Woe is I! Ange Mlinko uses the "I" as a lens through which to judge the worth of six very different books ["More Than Meets the I," October 2007]. In her opening paragraphs she indicates her criterion for judgment: "language is always larger than the poet." The reviews that ensue are both predictable and programmatic. Mlinko subjects each book to an "I" exam: if the author under consideration does not subjugate the "I" to language in a way that adheres to Mlinko's aesthetic, then he or she is accused of a variety of poetic crimes, namely, a "confessional" voice, anecdotal free verse, epiphanies, or a belief in an "authentic" self. Mlinko repeatedly, one might say obsessively, blames a single arch-villain, Robert Lowell, for the proliferation of these crimes.
But Mlinko's bias against the "I" is so forceful that it leads to insults and misreadings. To take a single statement from Henri Cole's poem "American Kestrel"—"No one has what I have:"—and call it narcissistic is to ignore what comes after the colon: "my long clean hands, my bored lips." The "I" here is ironic, despairing, far from self-admiring.
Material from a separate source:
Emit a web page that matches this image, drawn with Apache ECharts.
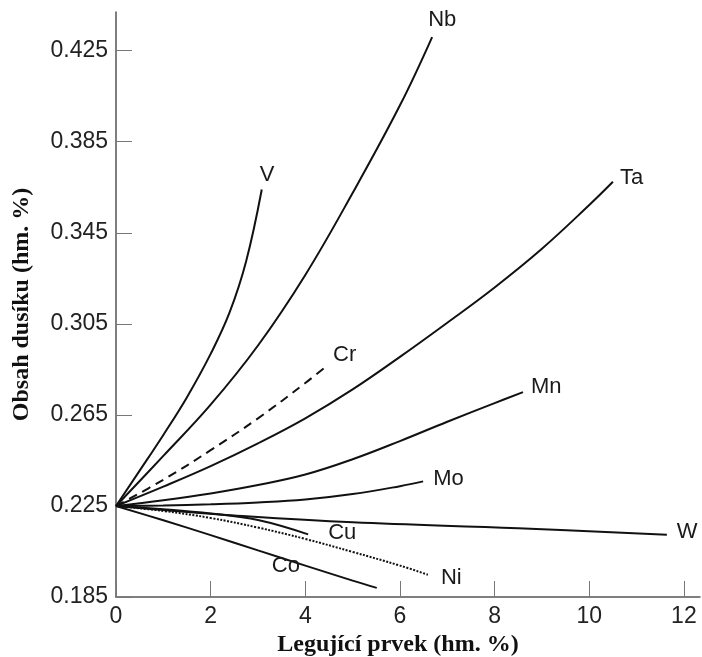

This fourteen-line poem, unrhymed but with a sonnet's structural logic, culminates with the poet's struggle to find ground somewhere between the "I" and language, as the speaker tries "to create something neither confessional/nor abstract." Clearly Cole has heard the news that the "I" is partial, overdetermined, constructed, fluid, multiple, etc., and that the confessional voice á la Lowell has its limitations. But this is old news, and any serious poet writing today has heard it. Even Lowell was aware that his "I" in Life Studies was artifice, a self-conscious invention, a fiction.
As she reviews book after book, Mlinko relentlessly puts the "I" on trial. However, she does not feel the need to subject the "I" in her own review to the same scrutiny. "I offer these propositions . . . as a foundation for judgment," Mlinko declares unironically at the beginning of the piece. In applying her myopic critical framework to render not only aesthetic but moral verdicts, she relies on the authority and the unity of the "I" she would deny the poet. Mlinko is not telling us that her opinion is one of many, or that her viewpoint could change according to context, or that her stance is undergirded by the institutionalization of a certain aesthetic. On the contrary, she takes an authoritarian position on the "proper" relationship between the "I" and language and then belittles the poets who don't conform. In the end, the review had this reader wishing her "I" were in quotes.